-- Begin --

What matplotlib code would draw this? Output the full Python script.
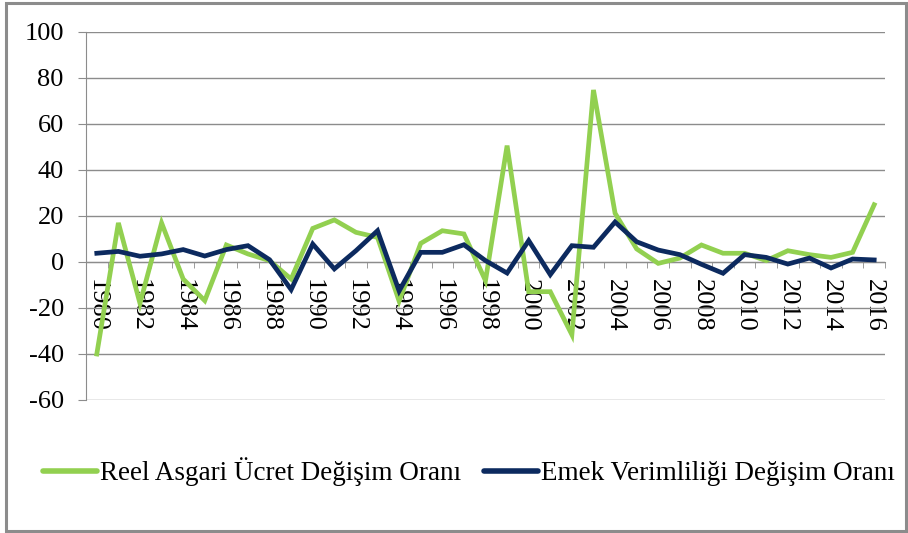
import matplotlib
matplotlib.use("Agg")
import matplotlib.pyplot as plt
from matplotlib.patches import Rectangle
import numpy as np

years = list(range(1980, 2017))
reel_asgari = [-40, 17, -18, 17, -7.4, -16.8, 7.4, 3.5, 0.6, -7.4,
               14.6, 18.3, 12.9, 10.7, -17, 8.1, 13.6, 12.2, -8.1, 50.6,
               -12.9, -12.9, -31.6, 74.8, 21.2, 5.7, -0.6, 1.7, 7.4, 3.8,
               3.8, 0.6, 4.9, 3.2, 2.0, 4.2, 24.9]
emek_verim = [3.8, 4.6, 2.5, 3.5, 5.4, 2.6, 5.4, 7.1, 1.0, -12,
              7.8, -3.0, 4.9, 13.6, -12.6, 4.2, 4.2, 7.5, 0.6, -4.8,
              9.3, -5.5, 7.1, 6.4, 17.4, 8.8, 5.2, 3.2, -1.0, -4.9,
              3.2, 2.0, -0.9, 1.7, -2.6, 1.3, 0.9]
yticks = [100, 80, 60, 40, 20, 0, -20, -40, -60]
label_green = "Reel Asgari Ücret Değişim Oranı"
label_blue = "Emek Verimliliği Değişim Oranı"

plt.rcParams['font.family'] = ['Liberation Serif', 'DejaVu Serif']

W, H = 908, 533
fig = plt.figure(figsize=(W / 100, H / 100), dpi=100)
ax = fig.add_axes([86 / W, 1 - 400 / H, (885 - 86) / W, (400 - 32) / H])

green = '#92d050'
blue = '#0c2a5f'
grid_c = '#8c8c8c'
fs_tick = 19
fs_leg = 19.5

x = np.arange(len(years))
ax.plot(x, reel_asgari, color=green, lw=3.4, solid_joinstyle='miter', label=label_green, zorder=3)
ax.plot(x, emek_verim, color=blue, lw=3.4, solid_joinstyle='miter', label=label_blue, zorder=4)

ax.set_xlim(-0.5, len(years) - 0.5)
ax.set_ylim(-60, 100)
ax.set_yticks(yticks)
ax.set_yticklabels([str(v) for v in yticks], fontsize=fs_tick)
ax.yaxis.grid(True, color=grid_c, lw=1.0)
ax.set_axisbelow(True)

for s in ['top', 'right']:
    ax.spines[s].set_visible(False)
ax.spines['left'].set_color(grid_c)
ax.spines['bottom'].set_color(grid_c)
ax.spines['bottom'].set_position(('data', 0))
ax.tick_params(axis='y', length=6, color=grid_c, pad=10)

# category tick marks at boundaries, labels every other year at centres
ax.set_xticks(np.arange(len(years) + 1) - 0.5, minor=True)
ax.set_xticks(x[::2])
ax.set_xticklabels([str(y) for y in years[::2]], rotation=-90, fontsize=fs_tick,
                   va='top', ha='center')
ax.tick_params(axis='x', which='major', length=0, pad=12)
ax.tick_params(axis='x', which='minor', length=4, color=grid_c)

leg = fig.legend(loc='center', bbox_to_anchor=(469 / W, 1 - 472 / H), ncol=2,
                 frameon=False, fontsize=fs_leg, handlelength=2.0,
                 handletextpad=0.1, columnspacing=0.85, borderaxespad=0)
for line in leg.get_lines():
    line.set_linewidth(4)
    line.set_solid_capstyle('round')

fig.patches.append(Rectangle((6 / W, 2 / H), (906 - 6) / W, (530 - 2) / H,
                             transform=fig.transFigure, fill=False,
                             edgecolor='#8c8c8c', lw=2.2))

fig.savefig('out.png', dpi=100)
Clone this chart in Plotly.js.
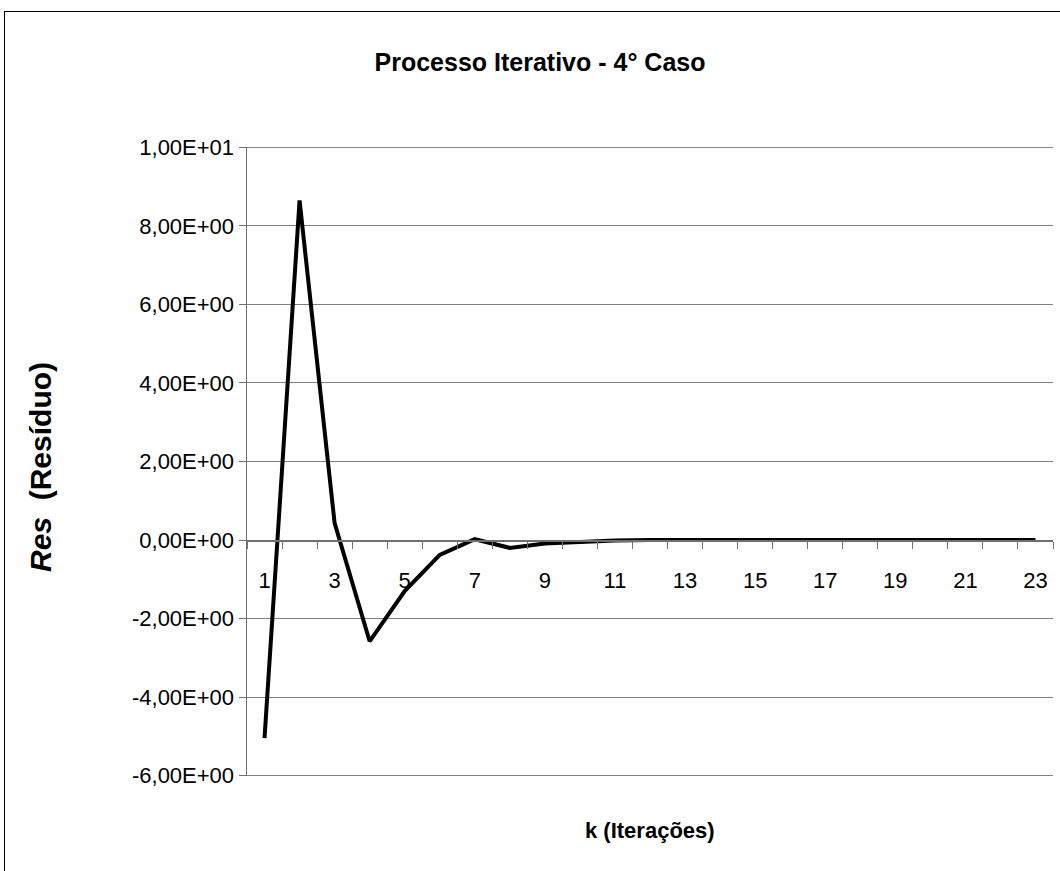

-- End --

Copy nothing but the lines from the first one in the listing through the line with "import numpy as np", and omit the pictures.

*Expected output:*
What matplotlib code would draw this? Output the full Python script.
import matplotlib
matplotlib.use("Agg")
import matplotlib.pyplot as plt
from matplotlib.patches import Rectangle
import numpy as np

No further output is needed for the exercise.